A Russian court yesterday jailed two skinheads for life for carrying out seven murders, including the shootings of an African student and an anti-fascist campaigner.

The leader of a racist gang, Alexei Voyevodin, and another member, Artyom Prokhorenko, were jailed for life. Ten other younger members were sentenced to between two and 18 years, a spokesman for the court in the northwestern city of St Petersburg told AFP.

The armed gang began its attacks in 2003, with victims including a North Korean man, a Senegalese student shot outside a nightclub and a Russian anti-fascist activist, Nikolai Girenko, who was shot at his home in 2004.

Mr Girenko, 64, a senior researcher at St Petersburg’s anthropology and ethnography museum, is believed to have become a target because he submitted expert reports to courts on extremist crimes. Most of the gang members were arrested in 2006 when the second gang leader, Dmitry Borovikov, was shot dead by police as they attempted to detain him. A jury trial ended with a guilty verdict late last month.

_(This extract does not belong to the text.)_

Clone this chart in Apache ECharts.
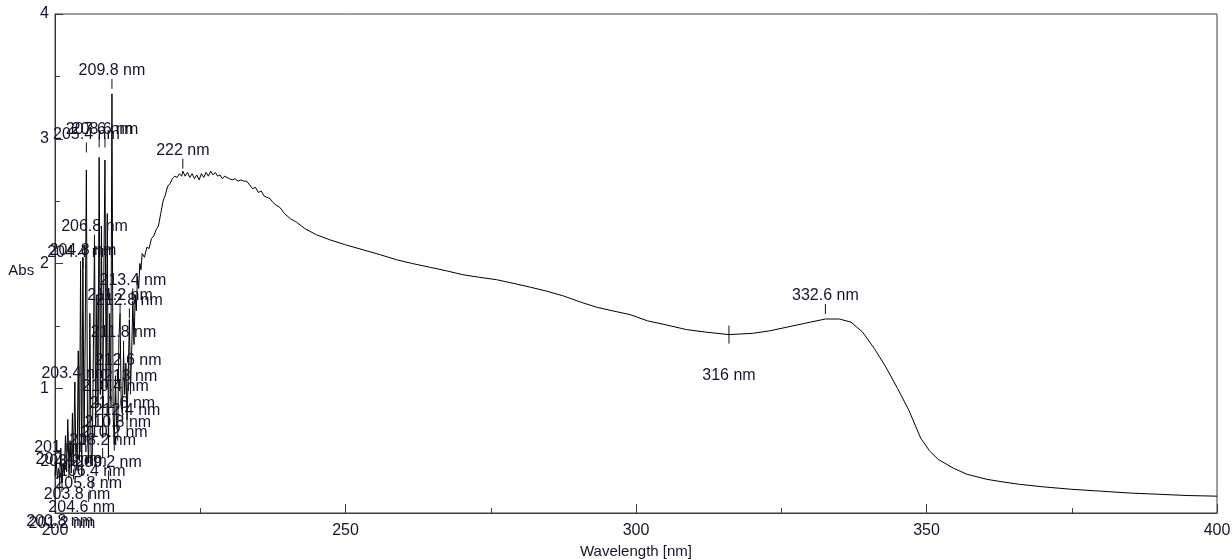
<!DOCTYPE html>
<html>
<head>
<meta charset="utf-8">
<script src="https://cdn.jsdelivr.net/npm/echarts@6/dist/echarts.min.js"></script>
<style>
html,body{margin:0;padding:0;background:#fff;}
#chart{width:1232px;height:559px;}
</style>
</head>
<body>
<div id="chart"></div>
<script>
// ---- data ----
const xTicks = [200, 250, 300, 350, 400];
const yTicks = [0, 1, 2, 3, 4];

// noisy, saturated region (wavelength nm, absorbance)
const spikeRegion = [
  [200.0,0.30],[200.2,0.42],[200.4,0.28],[200.6,0.36],[200.8,0.26],[201.0,0.52],[201.2,0.24],
  [201.4,0.40],[201.6,0.30],[201.8,0.62],[202.0,0.33],[202.2,0.75],[202.4,0.36],[202.6,0.58],
  [202.8,0.32],[203.0,0.80],[203.2,0.40],[203.4,1.05],[203.6,0.45],[203.8,0.34],[204.0,1.30],
  [204.2,0.42],[204.4,1.95],[204.6,0.30],[204.8,2.05],[205.0,0.55],[205.2,1.45],[205.4,2.75],
  [205.6,0.60],[205.8,0.40],[206.0,1.60],[206.2,0.50],[206.4,0.38],[206.6,1.30],[206.8,2.20],
  [207.0,0.70],[207.2,1.75],[207.4,0.85],[207.6,2.85],[207.8,0.95],[208.0,2.30],[208.2,0.60],
  [208.4,1.90],[208.6,2.83],[208.8,1.00],[209.0,2.40],[209.2,0.45],[209.4,1.60],[209.6,0.90],
  [209.8,3.36],[210.0,0.80],[210.2,0.55],[210.4,1.10],[210.6,0.70],[210.8,0.65],[211.0,1.40],
  [211.2,1.60],[211.4,0.85],[211.6,0.80],[211.8,1.30],[212.0,0.95],[212.2,1.20],[212.4,0.75],
  [212.6,1.10],[212.8,1.55],[213.0,1.00],[213.2,1.30],[213.4,1.70],[213.6,1.35],[213.8,1.75],
  [214.0,1.62],[214.2,1.90],[214.4,1.80],[214.6,2.00],[214.8,1.95],[215.0,2.08]
];

// main absorption band
const bandRegion = [
  [215.4,2.05],[215.8,2.13],[216.2,2.12],[216.6,2.20],[217.0,2.22],[217.4,2.27],[217.8,2.30],
  [218.2,2.40],[218.6,2.50],[219.0,2.55],[219.4,2.62],[219.8,2.64],[220.2,2.68],[220.6,2.70],
  [221.0,2.69],[221.4,2.72],[221.8,2.70],[222.0,2.74],[222.4,2.70],[222.8,2.73],[223.2,2.69],
  [223.6,2.72],[224.0,2.68],[224.4,2.71],[224.8,2.67],[225.2,2.72],[225.6,2.69],[226.0,2.73],
  [226.4,2.70],[226.8,2.74],[227.2,2.71],[227.6,2.73],[228.0,2.70],[228.4,2.71],[228.8,2.68],
  [229.2,2.70],[229.6,2.69],[230.0,2.68],[230.5,2.67],[231.0,2.68],[231.5,2.66],[232.0,2.67],
  [232.5,2.66],[233.0,2.66],[233.5,2.63],[234.0,2.60],[234.5,2.61],[235.0,2.57],[235.5,2.58],
  [236.0,2.54],[236.5,2.53],[237.0,2.52],[237.5,2.49],[238.0,2.47],[238.7,2.45],[239.5,2.40],
  [240.5,2.36],[241.6,2.33],[243.0,2.28],[245.0,2.23],[247.3,2.19],[250.0,2.15],[253.0,2.11],
  [256.0,2.07],[258.8,2.03],[261.5,2.00],[264.5,1.97],[267.5,1.94],[270.2,1.91],[273.0,1.89],
  [276.0,1.87],[279.0,1.84],[281.8,1.81],[284.5,1.78],[287.5,1.74],[290.5,1.69],[293.2,1.65],
  [296.0,1.62],[299.0,1.59],[302.0,1.54],[305.0,1.51],[308.7,1.47],[312.0,1.45],[316.0,1.43],
  [320.0,1.44],[323.0,1.46],[326.0,1.49],[329.0,1.52],[332.6,1.555],[335.0,1.555],[337.0,1.53],
  [339.0,1.45],[341.0,1.32],[343.0,1.17],[345.0,1.00],[347.0,0.82],[349.0,0.60],[350.5,0.50],
  [352.0,0.43],[354.6,0.36],[357.0,0.31],[360.4,0.27],[363.0,0.25],[366.0,0.23],[370.0,0.21],
  [375.0,0.19],[380.0,0.175],[385.0,0.16],[390.0,0.15],[395.0,0.14],[400.0,0.135]
];

// picked peaks: [wavelength, absorbance, label]
const peakLabels = [
  [209.8,3.36,'209.8 nm'],[205.4,2.85,'205.4 nm'],[207.6,2.89,'207.6 nm'],[208.6,2.89,'208.6 nm'],
  [206.8,2.11,'206.8 nm'],[204.8,1.92,'204.8 nm'],[204.4,1.90,'204.4 nm'],[213.4,1.68,'213.4 nm'],
  [211.2,1.56,'211.2 nm'],[212.8,1.52,'212.8 nm'],[211.8,1.26,'211.8 nm'],[212.6,1.04,'212.6 nm'],
  [203.4,0.93,'203.4 nm'],[213.0,0.91,'213 nm'],[210.4,0.83,'210.4 nm'],[211.6,0.69,'211.6 nm'],
  [212.4,0.64,'212.4 nm'],[210.8,0.54,'210.8 nm'],[210.2,0.46,'210.2 nm'],[208.2,0.40,'208.2 nm'],
  [201.0,0.34,'201 nm'],[202.4,0.24,'202.4 nm'],[203.2,0.23,'203.2 nm'],[209.2,0.22,'209.2 nm'],
  [206.4,0.15,'206.4 nm'],[205.8,0.05,'205.8 nm'],
  [222.0,2.72,'222 nm'],[332.6,1.555,'332.6 nm']
];
// picked valleys: [wavelength, absorbance, label]
const valleyLabels = [
  [203.8,0.48,'203.8 nm'],[204.6,0.37,'204.6 nm'],[200.8,0.26,'200.8 nm'],[201.2,0.24,'201.2 nm'],
  [316.0,1.43,'316 nm']
];

// ---- chart ----
const FONT = '"Liberation Sans", Arial, sans-serif';
const TXT = '#15152a';
const chart = echarts.init(document.getElementById('chart'), null, {renderer: 'canvas'});

function labelRenderer(list, isPeak) {
  return function (params, api) {
    const p = api.coord([api.value(0), api.value(1)]);
    const t = list[params.dataIndex][2];
    const y1 = isPeak ? p[1] - 15 : p[1] - 9;
    const y2 = isPeak ? p[1] - 5 : p[1] + 9;
    const ty = isPeak ? p[1] - 23 : p[1] + 41;
    return {
      type: 'group',
      children: [
        {type: 'line', shape: {x1: p[0], y1: y1, x2: p[0], y2: y2},
         style: {stroke: '#111', lineWidth: 1}},
        {type: 'text', style: {text: t, x: p[0], y: ty, align: 'center', verticalAlign: 'middle',
          font: '16px ' + FONT, fill: TXT}}
      ]
    };
  };
}

chart.setOption({
  animation: false,
  backgroundColor: '#fff',
  grid: {left: 55, right: 15, top: 14, bottom: 46, show: true, borderColor: '#3a3a3a', borderWidth: 1,
         backgroundColor: 'transparent', containLabel: false, outerBoundsMode: 'none'},
  xAxis: {
    type: 'value', min: xTicks[0], max: xTicks[xTicks.length - 1], interval: 50,
    name: 'Wavelength [nm]', nameLocation: 'middle', nameGap: 29,
    nameTextStyle: {fontFamily: FONT, fontSize: 15, color: TXT},
    axisLine: {show: true, lineStyle: {color: '#3a3a3a', width: 1}},
    axisTick: {show: true, inside: true, length: 9, lineStyle: {color: '#3a3a3a'}},
    minorTick: {show: true, splitNumber: 2, length: 5, lineStyle: {color: '#3a3a3a'}},
    axisLabel: {margin: 10, fontFamily: FONT, fontSize: 16, color: TXT},
    splitLine: {show: false}
  },
  yAxis: {
    type: 'value', min: yTicks[0], max: yTicks[yTicks.length - 1], interval: 1,
    name: 'Abs', nameLocation: 'middle', nameGap: 17, nameRotate: 0,
    nameTextStyle: {fontFamily: FONT, fontSize: 15, color: TXT, verticalAlign: 'top'},
    axisLine: {show: true, lineStyle: {color: '#3a3a3a', width: 1}},
    axisTick: {show: true, inside: true, length: 8, lineStyle: {color: '#3a3a3a'}},
    minorTick: {show: true, splitNumber: 2, length: 5, lineStyle: {color: '#3a3a3a'}},
    axisLabel: {margin: 6, fontFamily: FONT, fontSize: 16, color: TXT, showMinLabel: false},
    splitLine: {show: false}
  },
  series: [
    {type: 'line', data: spikeRegion.concat(bandRegion), showSymbol: false, symbol: 'none',
     lineStyle: {color: '#000', width: 1}, clip: true, z: 2},
    {type: 'custom', data: peakLabels.map(d => [d[0], d[1]]), renderItem: labelRenderer(peakLabels, true),
     clip: false, z: 3, silent: true},
    {type: 'custom', data: valleyLabels.map(d => [d[0], d[1]]), renderItem: labelRenderer(valleyLabels, false),
     clip: false, z: 3, silent: true}
  ]
});
</script>
</body>
</html>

The two gang leaders had previously been members of an extremist football hooligan group called Mad Crowd, investigators said.

Thirty-seven people were killed and 382 injured by ultra-nationalist groups in Russia in 2010, Sova, an independent group which monitors hate crimes in Russia, said in a report published in March.

Sova warned that ultra-nationalist movements were gaining wider support among football fans after hundreds rioted in Moscow last December over the shooting of a prominent supporter allegedly by men from the Caucasus region.